When I was in grad school, I made my way over to the environmental studies building a couple of times so that I could recruit potential participants. Each time I was there, I noticed something strange. Everyone there was in the “normal” category for body mass index. Moreover, all the participants I screened from that program were ineligible because they were already physically active. It made me wonder, is there something about being an environmentalist, or an environmentally friendly person, that makes one healthier?
As far as I can tell, the answer is YES. I should mention that this article is completely opinion based (and somewhat observational). I’m sure there are overweight enviro-friendly people; I’ve just never met one! So what is it about being green that makes one healthy? My guess is two things; active transportation and local fresh food.
Active transportation means that instead of sitting in a pollution spewing car, enviro-friendly people opt to walk or cycle to work or school. If the distance is too great, they are more likely to take public transit, which also requires a bit of walking (to and from the bus-stop). There are several studies to indicate that those who engage in active transportation are more likely to be in the normal body mass index category. There is also emerging evidence that these individuals are overall healthier.

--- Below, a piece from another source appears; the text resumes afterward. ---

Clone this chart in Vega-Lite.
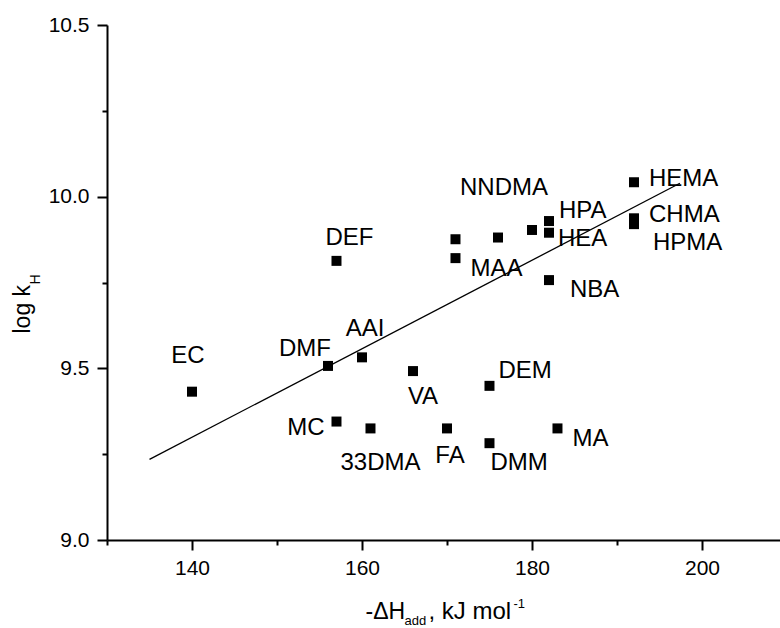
{
  "$schema": "https://vega.github.io/schema/vega-lite/v6.json",
  "width": 673,
  "height": 515,
  "autosize": {"type": "none"},
  "padding": {"left": 107, "top": 25, "right": 0, "bottom": 88},
  "background": "white",
  "config": {
    "view": {"stroke": null},
    "font": "Liberation Sans",
    "axis": {
      "grid": false,
      "domainColor": "black",
      "domainWidth": 2,
      "tickColor": "black",
      "tickWidth": 2,
      "labelColor": "black",
      "titleColor": "black",
      "labelFont": "Liberation Sans",
      "titleFont": "Liberation Sans",
      "labelFontSize": 21,
      "titleFontSize": 23,
      "titleFontWeight": "normal",
      "labelFlush": false,
      "labelOverlap": false,
      "titleAlign": "left",
      "titleBaseline": "alphabetic"
    },
    "text": {"font": "Liberation Sans", "fontSize": 24, "color": "black", "baseline": "alphabetic"}
  },
  "datasets": {
    "pts": [
      {"name": "EC", "x": 140, "y": 9.432},
      {"name": "DMF", "x": 156, "y": 9.507},
      {"name": "AAI", "x": 160, "y": 9.532},
      {"name": "VA", "x": 166, "y": 9.492},
      {"name": "MC", "x": 157, "y": 9.345},
      {"name": "33DMA", "x": 161, "y": 9.325},
      {"name": "FA", "x": 170, "y": 9.325},
      {"name": "DEM", "x": 175, "y": 9.449},
      {"name": "DMM", "x": 175, "y": 9.282},
      {"name": "MA", "x": 183, "y": 9.325},
      {"name": "DEF", "x": 157, "y": 9.813},
      {"name": "", "x": 171, "y": 9.876},
      {"name": "MAA", "x": 171, "y": 9.821},
      {"name": "NNDMA", "x": 176, "y": 9.881},
      {"name": "", "x": 180, "y": 9.903},
      {"name": "HPA", "x": 182, "y": 9.929},
      {"name": "HEA", "x": 182, "y": 9.895},
      {"name": "NBA", "x": 182, "y": 9.757},
      {"name": "HEMA", "x": 192, "y": 10.042},
      {"name": "CHMA", "x": 192, "y": 9.937},
      {"name": "HPMA", "x": 192, "y": 9.92}
    ],
    "fit": [
      {"x": 135, "y": 9.235},
      {"x": 197.4, "y": 10.039}
    ]
  },
  "resolve": {"scale": {"x": "independent", "y": "independent"}},
  "layer": [
    {
      "data": {"name": "pts"},
      "encoding": {
        "x": {"field": "x", "type": "quantitative", "scale": {"domain": [130, 209.18], "nice": false, "zero": false},
          "axis": {"orient": "bottom", "values": [140, 160, 180, 200], "tickSize": 10, "labelPadding": 7, "title": "-ΔH", "titleX": 258, "titleY": 78, "titleAngle": 0}},
        "y": {"field": "y", "type": "quantitative", "scale": {"domain": [9, 10.5], "nice": false, "zero": false},
          "axis": {"orient": "left", "values": [9, 9.5, 10, 10.5], "format": ".1f", "tickSize": 10, "labelPadding": 8, "title": "log k", "titleX": -77.5, "titleY": 308, "titleAngle": 270}}
      },
      "layer": [
        {"mark": {"type": "square", "size": 100, "color": "black", "opacity": 1}},
        {"transform": [{"filter": {"field": "name", "equal": "HPA"}}], "mark": {"type": "text", "align": "left", "dx": 10, "dy": -3}, "encoding": {"text": {"field": "name"}}},
        {"transform": [{"filter": {"field": "name", "equal": "DEM"}}], "mark": {"type": "text", "align": "left", "dx": 9, "dy": -8}, "encoding": {"text": {"field": "name"}}},
        {"transform": [{"filter": {"field": "name", "equal": "HEA"}}], "mark": {"type": "text", "align": "left", "dx": 9, "dy": 13}, "encoding": {"text": {"field": "name"}}},
        {"transform": [{"filter": {"field": "name", "oneOf": ["HEMA", "CHMA"]}}], "mark": {"type": "text", "align": "left", "dx": 15, "dy": 4}, "encoding": {"text": {"field": "name"}}},
        {"transform": [{"filter": {"field": "name", "equal": "NBA"}}], "mark": {"type": "text", "align": "left", "dx": 21, "dy": 17}, "encoding": {"text": {"field": "name"}}},
        {"transform": [{"filter": {"field": "name", "equal": "HPMA"}}], "mark": {"type": "text", "align": "left", "dx": 19, "dy": 26}, "encoding": {"text": {"field": "name"}}},
        {"transform": [{"filter": {"field": "name", "equal": "DMM"}}], "mark": {"type": "text", "align": "left", "dx": 1, "dy": 27}, "encoding": {"text": {"field": "name"}}},
        {"transform": [{"filter": {"field": "name", "equal": "EC"}}], "mark": {"type": "text", "align": "center", "dx": -4, "dy": -29}, "encoding": {"text": {"field": "name"}}},
        {"transform": [{"filter": {"field": "name", "equal": "AAI"}}], "mark": {"type": "text", "align": "center", "dx": 3, "dy": -21}, "encoding": {"text": {"field": "name"}}},
        {"transform": [{"filter": {"field": "name", "equal": "VA"}}], "mark": {"type": "text", "align": "center", "dx": 10, "dy": 33}, "encoding": {"text": {"field": "name"}}},
        {"transform": [{"filter": {"field": "name", "equal": "33DMA"}}], "mark": {"type": "text", "align": "center", "dx": 10, "dy": 42}, "encoding": {"text": {"field": "name"}}},
        {"transform": [{"filter": {"field": "name", "equal": "FA"}}], "mark": {"type": "text", "align": "center", "dx": 3, "dy": 35}, "encoding": {"text": {"field": "name"}}},
        {"transform": [{"filter": {"field": "name", "equal": "DEF"}}], "mark": {"type": "text", "align": "center", "dx": 13, "dy": -16}, "encoding": {"text": {"field": "name"}}},
        {"transform": [{"filter": {"field": "name", "equal": "NNDMA"}}], "mark": {"type": "text", "align": "center", "dx": 6, "dy": -43}, "encoding": {"text": {"field": "name"}}}
      ]
    },
    {
      "data": {"name": "fit"},
      "mark": {"type": "line", "color": "black", "strokeWidth": 1.3},
      "encoding": {
        "x": {"field": "x", "type": "quantitative", "scale": {"domain": [130, 209.18], "nice": false, "zero": false},
          "axis": {"orient": "bottom", "values": [130, 150, 170, 190], "tickSize": 5, "labels": false, "domain": false, "title": "add", "titleFontSize": 13, "titleX": 297, "titleY": 84.5, "titleAngle": 0}},
        "y": {"field": "y", "type": "quantitative", "scale": {"domain": [9, 10.5], "nice": false, "zero": false},
          "axis": {"orient": "left", "values": [9.25, 9.75, 10.25], "tickSize": 5, "labels": false, "domain": false, "title": "H", "titleFontSize": 14, "titleX": -68, "titleY": 259, "titleAngle": 270}}
      }
    },
    {
      "data": {"name": "pts"},
      "encoding": {
        "x": {"field": "x", "type": "quantitative", "scale": {"domain": [130, 209.18], "nice": false, "zero": false},
          "axis": {"orient": "bottom", "domain": false, "ticks": false, "labels": false, "title": ", kJ mol", "titleFontSize": 24, "titleX": 321, "titleY": 78, "titleAngle": 0}},
        "y": {"field": "y", "type": "quantitative", "scale": {"domain": [9, 10.5], "nice": false, "zero": false}, "axis": null}
      },
      "layer": [
        {"transform": [{"filter": {"field": "name", "oneOf": ["MA", "MAA"]}}], "mark": {"type": "text", "align": "left", "dx": 15, "dy": 17.5}, "encoding": {"text": {"field": "name"}}}
      ]
    },
    {
      "data": {"name": "pts"},
      "encoding": {
        "x": {"field": "x", "type": "quantitative", "scale": {"domain": [130, 209.18], "nice": false, "zero": false},
          "axis": {"orient": "bottom", "domain": false, "ticks": false, "labels": false, "title": "-1", "titleFontSize": 13, "titleX": 406, "titleY": 67.5, "titleAngle": 0}},
        "y": {"field": "y", "type": "quantitative", "scale": {"domain": [9, 10.5], "nice": false, "zero": false}, "axis": null}
      },
      "layer": [
        {"transform": [{"filter": {"field": "name", "equal": "DMF"}}], "mark": {"type": "text", "align": "right", "dx": 3, "dy": -10}, "encoding": {"text": {"field": "name"}}},
        {"transform": [{"filter": {"field": "name", "equal": "MC"}}], "mark": {"type": "text", "align": "right", "dx": -12, "dy": 13}, "encoding": {"text": {"field": "name"}}}
      ]
    }
  ]
}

Eating locally grown food is known to reduce one’s carbon footprint, but it may also mean committing to eating fewer processed foods. Eating produce, breads and meat from local farms means more home cooking and consumption of fewer foods with added sugar and preservatives. Thus by eating local foods, one might be committing to a healthier diet as well as a greener planet.
Surely there are other behaviours that contribute to this “phenomenon”. But as a health and exercise scientist, these two are the most obvious ones to me. What is also obvious from writing this article is that a commitment to a green lifestyle might also be an important step in committing to a HALF!